The Italian position

In Italy, there is no piece of legislation regarding the use of intercepted material in civil proceedings[5]. However, civil courts have delivered a series of important judgments, which make the Italian position quite clear.

All those decisions state three main principles.

(1) The interception of communications made by those who took part to the conversation cannot be considered either a criminal offence[6] or a civil wrong[7]. In fact, when a person talks with someone implicitly waives his right to maintain private the information he shares and accepts the risk of being recorded[8]. Therefore, no question arises on the use of such intercepted material.

(2) On the contrary, the interception of communication made by those who are strangers to the conversation is considered a criminal offence (art. 615 bis Italian Criminal Code) and a violation of articles 14 and 15 of the Italian Constitution.

(3) Since the intercepted materials are obtained in violation of the Italian Constitution, civil judges concur to rule them out[9].

Conclusion

The question on the admissibility of intercepted materials may at first sight seem simple, especially given the widespread use of intercept as evidence across the world. It is in fact far from straightforward.

We are facing again a clash of important values: on one hand, the interest of achieving justice in the particular case and on the other the protection of the right of confidentiality (safeguarded by art. 8 ECHR) and, ultimately, the right of a fair trial (art. 6 ECHR).

Both legal systems agree to ban intercepted material.
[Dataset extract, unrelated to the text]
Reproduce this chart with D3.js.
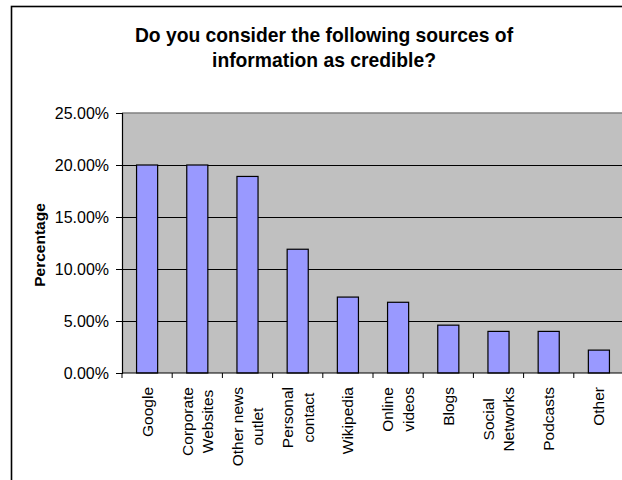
<!DOCTYPE html>
<html>
<head>
<meta charset="utf-8">
<script src="https://cdn.jsdelivr.net/npm/d3@7"></script>
<style>
  html, body { margin: 0; padding: 0; background: #fff; }
  svg { display: block; font-family: "Liberation Sans", Arial, sans-serif; }
</style>
</head>
<body>
<svg id="chart" width="622" height="480"></svg>
<script>
// ---- data ----
const categories = ["Google", "Corporate Websites", "Other news outlet", "Personal contact", "Wikipedia",
                    "Online videos", "Blogs", "Social Networks", "Podcasts", "Other"];
const categoryLines = [["Google"], ["Corporate", "Websites"], ["Other news", "outlet"], ["Personal", "contact"],
                       ["Wikipedia"], ["Online", "videos"], ["Blogs"], ["Social", "Networks"], ["Podcasts"], ["Other"]];
const values = [20.0, 20.0, 18.9, 11.9, 7.3, 6.8, 4.6, 4.0, 4.0, 2.2];
const yTicks = [0, 5, 10, 15, 20, 25];
const titleLines = ["Do you consider the following sources of", "information as credible?"];
const yTitle = "Percentage";

// ---- layout ----
const svg = d3.select("#chart");
const plot = { left: 122, right: 624, top: 113, bottom: 373 };

// outer chart frame (extends beyond visible area)
svg.append("rect")
  .attr("x", 11.5).attr("y", 6.5)
  .attr("width", 800).attr("height", 800)
  .attr("fill", "#fff").attr("stroke", "#000").attr("stroke-width", 1.6);

const x = d3.scaleBand().domain(categories).range([plot.left, plot.right])
  .paddingInner(0.58).paddingOuter(0.29);
const y = d3.scaleLinear().domain([0, 25]).range([plot.bottom, plot.top]);

// plot area
svg.append("rect")
  .attr("x", plot.left).attr("y", plot.top)
  .attr("width", plot.right - plot.left).attr("height", plot.bottom - plot.top)
  .attr("fill", "#C0C0C0");
svg.append("line")
  .attr("x1", plot.left).attr("x2", plot.right)
  .attr("y1", y(25)).attr("y2", y(25))
  .attr("stroke", "#808080").attr("stroke-width", 1.5);

// gridlines
svg.append("g").selectAll("line")
  .data(yTicks.filter(d => d > 0 && d < 25))
  .join("line")
  .attr("x1", plot.left).attr("x2", plot.right)
  .attr("y1", d => Math.round(y(d)) + 0.5).attr("y2", d => Math.round(y(d)) + 0.5)
  .attr("stroke", "#000").attr("stroke-width", 1);

// bars
svg.append("g").selectAll("rect")
  .data(values)
  .join("rect")
  .attr("x", (d, i) => x(categories[i]))
  .attr("y", d => y(d))
  .attr("width", x.bandwidth())
  .attr("height", d => y(0) - y(d))
  .attr("fill", "#9999FF")
  .attr("stroke", "#000").attr("stroke-width", 1.2);

// y axis
const yAxis = d3.axisLeft(y).tickValues(yTicks).tickSize(6).tickPadding(7)
  .tickFormat(d => d.toFixed(2) + "%");
const gy = svg.append("g").attr("transform", `translate(${plot.left},0)`).call(yAxis);
gy.select(".domain").attr("stroke", "#000").attr("stroke-width", 1.2);
gy.selectAll(".tick line").attr("stroke", "#000");
gy.selectAll(".tick text")
  .attr("font-size", 16).attr("fill", "#000")
  .attr("font-family", "Liberation Sans, Arial, sans-serif");

// x axis line & ticks at band boundaries
const boundaries = d3.range(categories.length + 1).map(i => plot.left + i * (plot.right - plot.left) / categories.length);
svg.append("line")
  .attr("x1", plot.left).attr("x2", plot.right)
  .attr("y1", plot.bottom).attr("y2", plot.bottom)
  .attr("stroke", "#000").attr("stroke-width", 1.2);
svg.append("g").selectAll("line")
  .data(boundaries)
  .join("line")
  .attr("x1", d => d).attr("x2", d => d)
  .attr("y1", plot.bottom).attr("y2", plot.bottom + 5)
  .attr("stroke", "#000");

// category labels (rotated, multi-line centered)
const labelTop = 387;
const lineGap = 20.5;
const catG = svg.append("g");
categoryLines.forEach((lines, i) => {
  const cx = x(categories[i]) + x.bandwidth() / 2;
  const t = catG.append("text")
    .attr("font-size", 15.5).attr("fill", "#000")
    .attr("text-anchor", "middle");
  const spans = lines.map((ln, j) => t.append("tspan").text(ln)
    .attr("y", (j - (lines.length - 1) / 2) * lineGap)
    .attr("dy", "0.36em"));
  let maxLen = 0;
  spans.forEach(s => { maxLen = Math.max(maxLen, s.node().getComputedTextLength()); });
  spans.forEach(s => s.attr("x", -maxLen / 2));
  t.attr("transform", `translate(${cx},${labelTop}) rotate(-90)`);
});

// y axis title
svg.append("text")
  .attr("transform", "translate(39,245) rotate(-90)")
  .attr("text-anchor", "middle").attr("dy", "0.36em")
  .attr("font-size", 15.5).attr("font-weight", "bold")
  .text(yTitle);

// chart title
svg.append("g").selectAll("text")
  .data(titleLines)
  .join("text")
  .attr("x", 324).attr("y", (d, i) => 41.7 + i * 25)
  .attr("text-anchor", "middle")
  .attr("font-size", 19.3).attr("font-weight", "bold")
  .text(d => d);
</script>
</body>
</html>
However, the UK reaches this conclusion by an explicit and automatic exclusionary rule (s.17 RIPA), while  Italy seems to follow a longstanding jurisprudence.


[1] It is a criminal offence for a person intentionally and without lawful authority to intercept, at any place in the United Kingdom, any communication in the course of its transmission by means of (a) a public postal service; or (b) a public telecommunication system or (c) a private telecommunication system.
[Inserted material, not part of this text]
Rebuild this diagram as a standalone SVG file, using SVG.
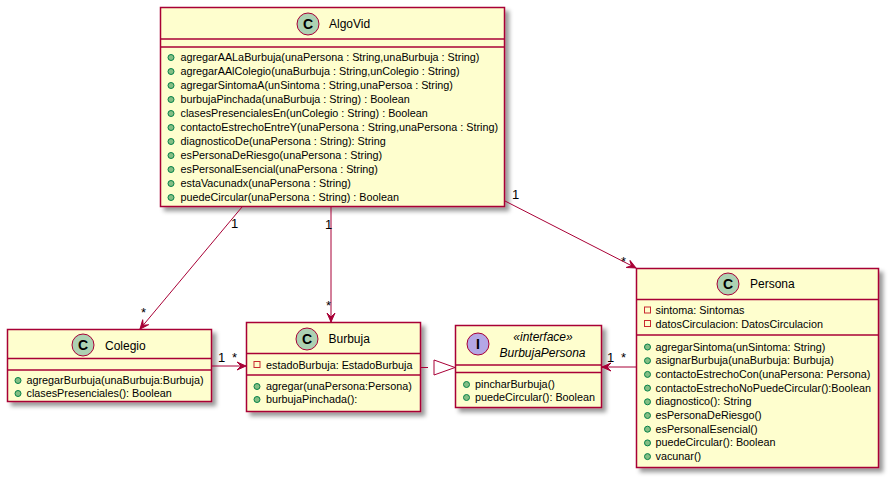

[2] It is considered a civil wrong if the person intercepting the communication has an express or implied consent of the other party or has the right to control the operation or the use of a private telecommunication system.

[3] S.17 and s.18.

[4] Illegally Obtained Evidence in Civil Proceedings: the English and the Italian position.
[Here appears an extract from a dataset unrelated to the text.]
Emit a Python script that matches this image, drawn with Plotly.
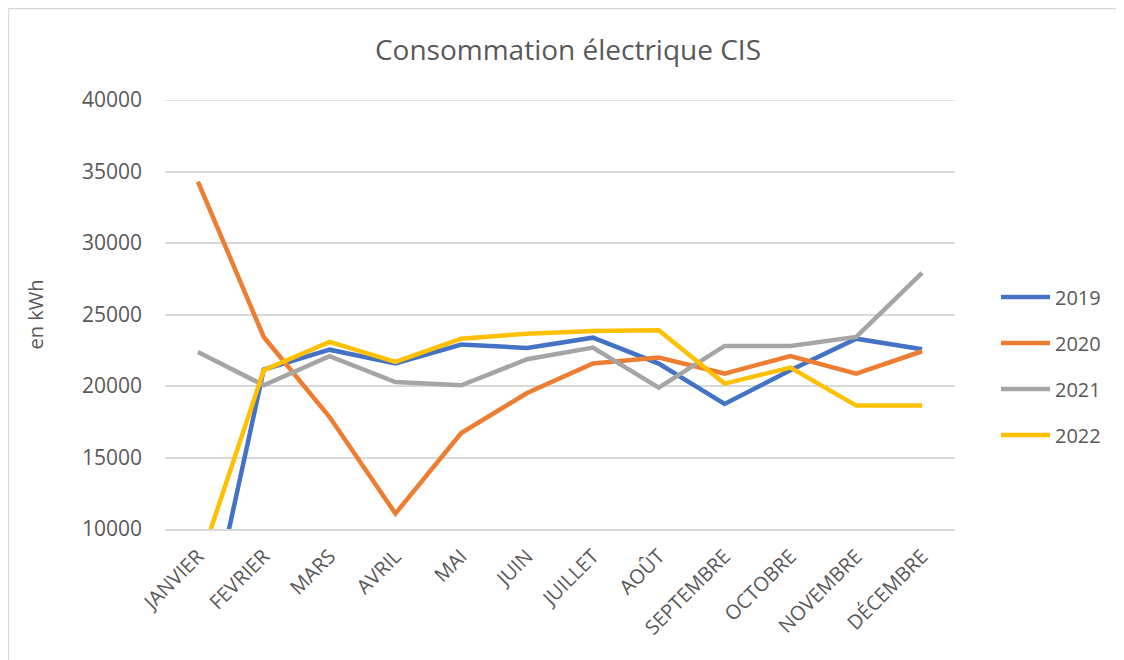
import plotly.graph_objects as go

months = ["JANVIER", "FEVRIER", "MARS", "AVRIL", "MAI", "JUIN", "JUILLET",
          "AOÛT", "SEPTEMBRE", "OCTOBRE", "NOVEMBRE", "DÉCEMBRE"]
v2019 = [0, 21150, 22540, 21570, 22900, 22660, 23380, 21570, 18740, 21100, 23310, 22570]
v2020 = [34300, 23430, 17830, 11080, 16710, 19510, 21570, 21990, 20870, 22100, 20870, 22430]
v2021 = [22380, 20050, 22080, 20280, 20050, 21870, 22690, 19890, 22800, 22800, 23430, 27910]
v2022 = [7300, 21100, 23080, 21680, 23310, 23660, 23850, 23900, 20170, 21290, 18630, 18630]
years = ["2019", "2020", "2021", "2022"]
colors = ["#4472C4", "#ED7D31", "#A5A5A5", "#FFC000"]
series = [v2019, v2020, v2021, v2022]
y_min, y_max = 10000, 40000

FONT = "Open Sans, Liberation Sans, sans-serif"
TXT = "#595959"
GRID = "#d9d9d9"

fig = go.Figure()
for name, vals, col in zip(years, series, colors):
    fig.add_trace(go.Scatter(
        x=months, y=vals, name=name, mode="lines", legendgroup=name,
        line=dict(color=col, width=4.5),
    ))

# page has an 8px body margin: figure coordinates = screen - 8
OFF = 8
W, H = 1124, 660
L, R, T, B = 165 - OFF, W - (955 - OFF), 100 - OFF, H - (529 - OFF)
pw, ph = W - L - R, H - T - B

def px(x):
    return (x - OFF - L) / pw

def py(y):
    return (H - B - (y - OFF)) / ph

fig.update_layout(
    width=W, height=H,
    margin=dict(l=L, r=R, t=T, b=B),
    paper_bgcolor="white", plot_bgcolor="white",
    font=dict(family=FONT, color=TXT, size=20),
    title=dict(text="Consommation électrique CIS", x=px(568), xref="paper",
               xanchor="center", y=1 - (50 - OFF) / H, yanchor="middle",
               font=dict(family=FONT, size=28, color=TXT)),
    showlegend=True,
    legend=dict(x=px(996), xanchor="left", y=py(366), yanchor="middle",
                font=dict(size=20, color=TXT), tracegroupgap=17,
                itemwidth=49, bgcolor="rgba(0,0,0,0)"),
    xaxis=dict(type="category", showgrid=False, showline=True,
               linecolor=GRID, linewidth=1.5, tickangle=-45,
               tickfont=dict(size=20, color=TXT), ticks="",
               ticklabelstandoff=6, range=[-0.5, 11.5]),
    yaxis=dict(range=[y_min, y_max], dtick=5000, tickformat="d",
               showgrid=True, gridcolor=GRID, gridwidth=1.5,
               zeroline=False, showline=False, ticks="",
               ticklabelstandoff=22,
               tickfont=dict(size=21, color=TXT),
               title=dict(text="en kWh", standoff=32,
                          font=dict(size=20, color=TXT))),
    shapes=[
        dict(type="line", xref="paper", yref="y",
             x0=0, x1=1, y0=y_max, y1=y_max,
             line=dict(color=GRID, width=1.5), layer="below"),
        dict(type="line", xref="paper", yref="paper",
             x0=px(8.5), x1=px(8.5), y0=py(8.5), y1=py(H + 20),
             line=dict(color=GRID, width=1.5)),
        dict(type="line", xref="paper", yref="paper",
             x0=px(8.5), x1=px(W + 20), y0=py(8.5), y1=py(8.5),
             line=dict(color=GRID, width=1.5)),
    ],
)

fig.write_html("out.html")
[5] There is one in the criminal procedure code, art. 240 c.p.p., which applies to criminal proceedings only.

[6] Art. 615 bis of Italian Criminal Code punish the interception only if it is made by those who are not allow to participate to the conversation.

[7] Since no right to privacy could be claimed.

[8] See, Supreme Court, 24th September 2003, n. 36747; Supreme Court, 11th December 1993, n. 12206; Supreme Court, 11th September 1996, n. 8219 and Supreme Court, 13th May 2011, n. 18908.

[9] See, Court of Appeal Milan, 9th July 1971; Tribunal of Rome, 14th March 1973 and Court of Appeal Rome, 25th July 2000.